How to handle change requests without chaos

Change requests are normal. The chaos comes when changes are invisible. When a stakeholder asks for 'one more thing,' respond with a simple tradeoff: what moves out, what moves later, or what cost increases. This keeps the system honest and protects the timeline.

A calm rule is: no change without a scope swap. If something new enters the release, something else leaves. Stakeholders often accept this once they see the pattern, and the team stops absorbing hidden scope silently.

Before you commit to a date

Before you commit publicly, do a quick stress test. Ask: what are the top three things most likely to surprise us? Are they technical, product, or operational? Then decide how you will handle each surprise: spike it, simplify scope, or move it to a later milestone.

This takes less than an hour, but it changes the conversation. Instead of arguing about a single number, you align on the conditions that make the plan succeed. That alignment is what keeps the estimate stable when real-world complexity shows up.

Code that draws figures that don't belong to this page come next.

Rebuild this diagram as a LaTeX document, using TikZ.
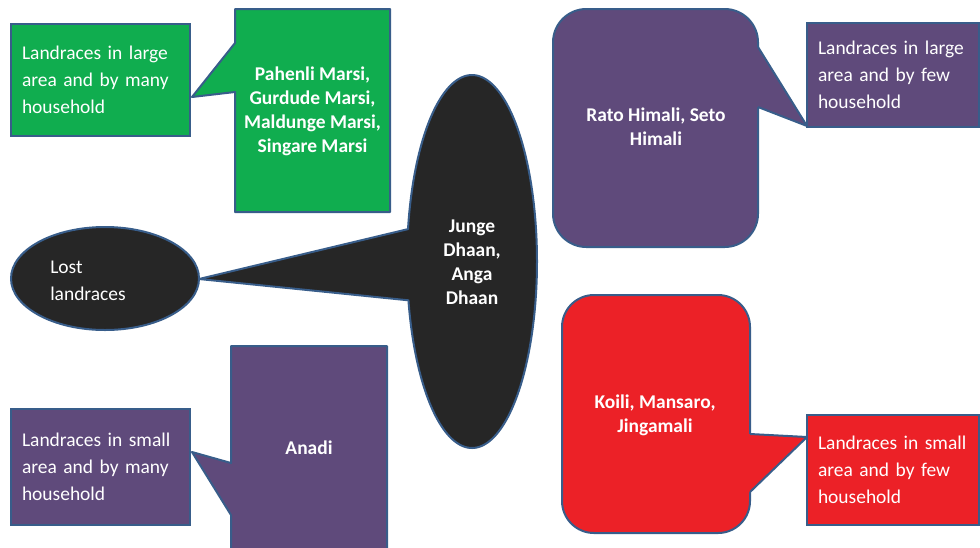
\documentclass[tikz,border=0pt]{standalone}
\usepackage{fontspec}
\setmainfont{Carlito}
\definecolor{bord}{HTML}{385D8A}
\definecolor{cgreen}{HTML}{10AD4F}
\definecolor{cpurple}{HTML}{5F4A7B}
\definecolor{cred}{HTML}{EC2127}
\definecolor{cblack}{HTML}{262626}
\begin{document}
\begin{tikzpicture}[x=0.75pt,y=-0.75pt,
  shapeline/.style={draw=bord, line width=1.5pt, line join=round},
  smallbox/.style={draw=bord, line width=1.5pt, text=white, inner xsep=8.25pt, inner ysep=0pt,
    align=left, font=\fontsize{14.6}{20.25}\selectfont},
  plaintxt/.style={text=white, inner sep=0pt, align=left, font=\fontsize{14.6}{20.25}\selectfont},
  boldtxt/.style={text=white, inner sep=0pt, align=center, font=\fontsize{14.6}{18}\selectfont\bfseries}]
\useasboundingbox (0,0) rectangle (980,547);
\clip (0,0) rectangle (980,547);

% small boxes
\node[smallbox, fill=cgreen, text width=117.75pt, minimum height=84pt] (b1) at (100.5,80)
  {Landraces in large\\area and by many\\household};
\node[smallbox, fill=cpurple, text width=112.5pt, minimum height=78pt] (b2) at (893,75)
  {Landraces in large\\area and by few\\household};
\node[smallbox, fill=cred, text width=112.5pt, minimum height=82.5pt] (b3) at (893,470)
  {Landraces in small\\area and by few\\household};
\node[smallbox, fill=cpurple, text width=117.75pt, minimum height=87pt] (b4) at (100.5,467)
  {Landraces in small\\area and by many\\household};

% pointer tips
\coordinate (t1) at (192,97);
\coordinate (t2) at (807,126);
\coordinate (t3) at (807,437);
\coordinate (t4) at (192,452);
\coordinate (t5) at (199,279);

% green callout
\draw[shapeline, fill=cgreen] (t1) -- (235,92) -- (235,212) -- (390,212) -- (390,9) -- (235,9) -- (235,43) -- cycle;
\node[boldtxt] (n1) at (312.5,111) {Pahenli Marsi,\\Gurdude Marsi,\\Maldunge Marsi,\\Singare Marsi};

% purple top-right callout
\draw[shapeline, fill=cpurple, rounded corners=25pt] (553,9) rectangle (758,247);
\fill[cpurple] (755,47) -- (758,47) -- (t2) -- (758,107) -- (755,107) -- cycle;
\draw[shapeline] (758,47) -- (t2) -- (758,107);
\node[boldtxt] (n2) at (656,127) {Rato Himali, Seto\\Himali};

% red callout
\draw[shapeline, fill=cred, rounded corners=24pt] (562,295) rectangle (750,533);
\fill[cred] (747,434) -- (750,434) -- (t3) -- (750,492) -- (747,492) -- cycle;
\draw[shapeline] (750,434) -- (t3) -- (750,492);
\node[boldtxt] (n3) at (655,415.5) {Koili, Mansaro,\\Jingamali};

% purple bottom-left callout
\draw[shapeline, fill=cpurple] (t4) -- (231,463) -- (231,346) -- (387,346) -- (387,552) -- (231,552) -- (231,515) -- cycle;
\node[boldtxt] (n4) at (309,448) {Anadi};

% lost landraces ellipse
\draw[shapeline, fill=cblack] (105,278.5) ellipse [x radius=94, y radius=51.5];
\node[plaintxt, anchor=west] (lost) at (50,280.5) {Lost\\landraces};

% big ellipse callout
\draw[shapeline, fill=cblack] (t5) -- (408.4,300.3)
  -- plot[domain=168:-170, samples=200] ({472+65*cos(\x)},{261.5+186.5*sin(\x)}) -- cycle;
\node[boldtxt] (n5) at (472,262) {Junge\\Dhaan,\\Anga\\Dhaan};
\end{tikzpicture}
\end{document}
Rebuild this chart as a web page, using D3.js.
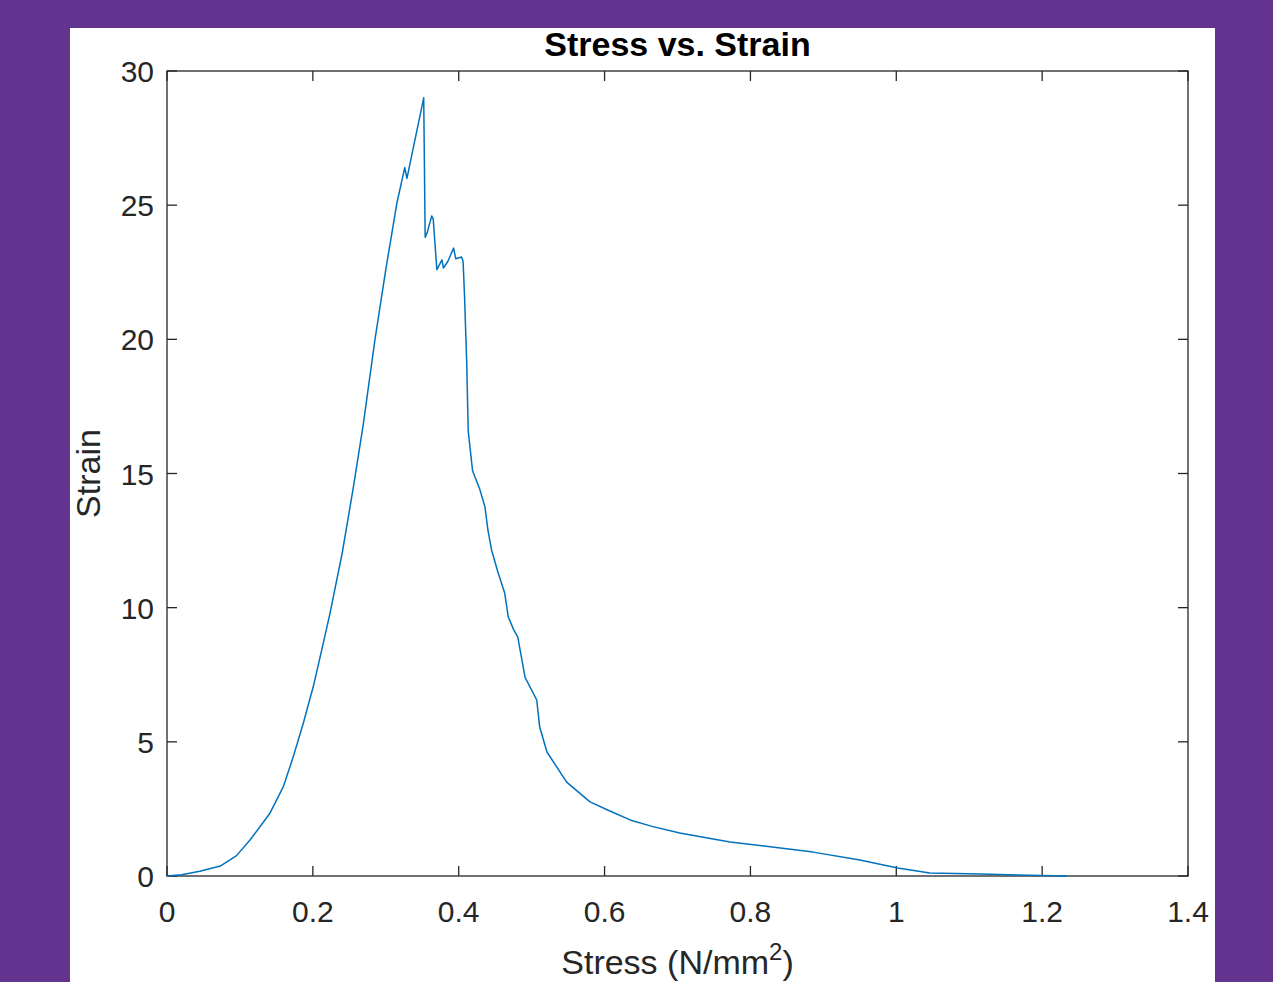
<!DOCTYPE html>
<html>
<head>
<meta charset="utf-8">
<script src="https://cdn.jsdelivr.net/npm/d3@7"></script>
<style>
  body { margin: 0; background: #62338f; }
  svg { display: block; }
  text { font-family: "Liberation Sans", Arial, Helvetica, sans-serif; fill: #262626; }
</style>
</head>
<body>
<svg id="chart"></svg>
<script>
// stress values (N/mm^2) and strain values
let stress = [0, 0.02, 0.045, 0.073, 0.095, 0.1138, 0.1412, 0.1595, 0.1732, 0.1869, 0.2006, 0.2121, 0.2235,
  0.2327, 0.2400, 0.2475, 0.255, 0.269, 0.2852, 0.300, 0.3154,
  0.326, 0.329, 0.352, 0.354, 0.357, 0.363, 0.365, 0.370, 0.377, 0.379, 0.385, 0.393, 0.396, 0.404, 0.406,
  0.408, 0.411, 0.413, 0.419, 0.429, 0.436, 0.440, 0.445, 0.454, 0.463, 0.468, 0.475, 0.481, 0.491, 0.507,
  0.511, 0.521, 0.548, 0.580, 0.605, 0.635, 0.665, 0.703, 0.772, 0.841, 0.886, 0.95, 1.002, 1.046, 1.115, 1.234];
let strain = [0, 0.05, 0.18, 0.37, 0.75, 1.34, 2.34, 3.33, 4.45, 5.69, 7.06, 8.42, 9.79,
  11.03, 12.0, 13.2, 14.4, 16.8, 20.0, 22.6, 25.1,
  26.4, 26.0, 29.0, 23.8, 24.0, 24.6, 24.5, 22.6, 22.96, 22.66, 22.9, 23.4, 23.0, 23.07, 22.9,
  21.6, 19.1, 16.6, 15.1, 14.4, 13.75, 12.9, 12.15, 11.3, 10.55, 9.65, 9.2, 8.9, 7.4, 6.56,
  5.56, 4.62, 3.5, 2.76, 2.45, 2.09, 1.85, 1.6, 1.27, 1.04, 0.89, 0.6, 0.3, 0.11, 0.07, 0];

let xTicks = [0, 0.2, 0.4, 0.6, 0.8, 1, 1.2, 1.4];
let yTicks = [0, 5, 10, 15, 20, 25, 30];

let width = 1273, height = 982;
let svg = d3.select('#chart').attr('width', width).attr('height', height);

// white figure panel
svg.append('rect')
  .attr('x', 70).attr('y', 28)
  .attr('width', 1145).attr('height', 954)
  .attr('fill', '#ffffff');

let plotLeft = 167, plotRight = 1188, plotTop = 71, plotBottom = 876;

let x = d3.scaleLinear().domain([0, 1.4]).range([plotLeft, plotRight]);
let y = d3.scaleLinear().domain([0, 30]).range([plotBottom, plotTop]);

let tickLen = 10;
let axisColor = '#262626';

// box
svg.append('rect')
  .attr('x', plotLeft).attr('y', plotTop)
  .attr('width', plotRight - plotLeft).attr('height', plotBottom - plotTop)
  .attr('fill', 'none')
  .attr('stroke', axisColor)
  .attr('stroke-width', 1.3);

let g = svg.append('g');

// x ticks bottom + top (inward)
g.selectAll('.xt').data(xTicks).enter()
  .append('line')
    .attr('x1', d => x(d)).attr('x2', d => x(d))
    .attr('y1', plotBottom).attr('y2', plotBottom - tickLen)
    .attr('stroke', axisColor).attr('stroke-width', 1.3);
g.selectAll('.xtt').data(xTicks).enter()
  .append('line')
    .attr('x1', d => x(d)).attr('x2', d => x(d))
    .attr('y1', plotTop).attr('y2', plotTop + tickLen)
    .attr('stroke', axisColor).attr('stroke-width', 1.3);

// y ticks left + right
g.selectAll('.yt').data(yTicks).enter()
  .append('line')
    .attr('x1', plotLeft).attr('x2', plotLeft + tickLen)
    .attr('y1', d => y(d)).attr('y2', d => y(d))
    .attr('stroke', axisColor).attr('stroke-width', 1.3);
g.selectAll('.ytr').data(yTicks).enter()
  .append('line')
    .attr('x1', plotRight).attr('x2', plotRight - tickLen)
    .attr('y1', d => y(d)).attr('y2', d => y(d))
    .attr('stroke', axisColor).attr('stroke-width', 1.3);

// tick labels
g.selectAll('.xl').data(xTicks).enter()
  .append('text')
    .attr('x', d => x(d))
    .attr('y', plotBottom + 46)
    .attr('text-anchor', 'middle')
    .style('font-size', '30px')
    .text(d => d);

g.selectAll('.yl').data(yTicks).enter()
  .append('text')
    .attr('x', plotLeft - 13)
    .attr('y', d => y(d) + 11)
    .attr('text-anchor', 'end')
    .style('font-size', '30px')
    .text(d => d);

// the curve
let line = d3.line()
  .x((d, i) => x(stress[i]))
  .y((d, i) => y(strain[i]));

svg.append('path')
  .datum(stress)
  .attr('d', line)
  .attr('fill', 'none')
  .attr('stroke', '#0072bd')
  .attr('stroke-width', 1.5)
  .attr('stroke-linejoin', 'round');

// title
svg.append('text')
  .attr('x', (plotLeft + plotRight) / 2)
  .attr('y', 56)
  .attr('text-anchor', 'middle')
  .style('font-size', '34px')
  .style('font-weight', 'bold')
  .style('fill', '#000')
  .text('Stress vs. Strain');

// x label
let xl = svg.append('text')
  .attr('x', (plotLeft + plotRight) / 2)
  .attr('y', 974)
  .attr('text-anchor', 'middle')
  .style('font-size', '34px');
xl.append('tspan').text('Stress (N/mm');
xl.append('tspan').attr('dy', -14).style('font-size', '24px').text('2');
xl.append('tspan').attr('dy', 14).text(')');

// y label
svg.append('text')
  .attr('transform', `translate(100, ${(plotTop + plotBottom) / 2}) rotate(-90)`)
  .attr('text-anchor', 'middle')
  .style('font-size', '34px')
  .text('Strain');
</script>
</body>
</html>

  • Confirm who approves UX decisions and how quickly
  • Confirm the data contracts and external dependencies
  • Confirm the quality bar (security, performance, accessibility)
  • Confirm deployment and environment constraints
  • Confirm what is explicitly out of scope for release one

The outcome you want is confidence, not perfection. When a stakeholder asks for a date, they are really asking: 'Can I plan around this?' A clear range, a risk plan, and a steady shipping cadence are what make the answer trustworthy.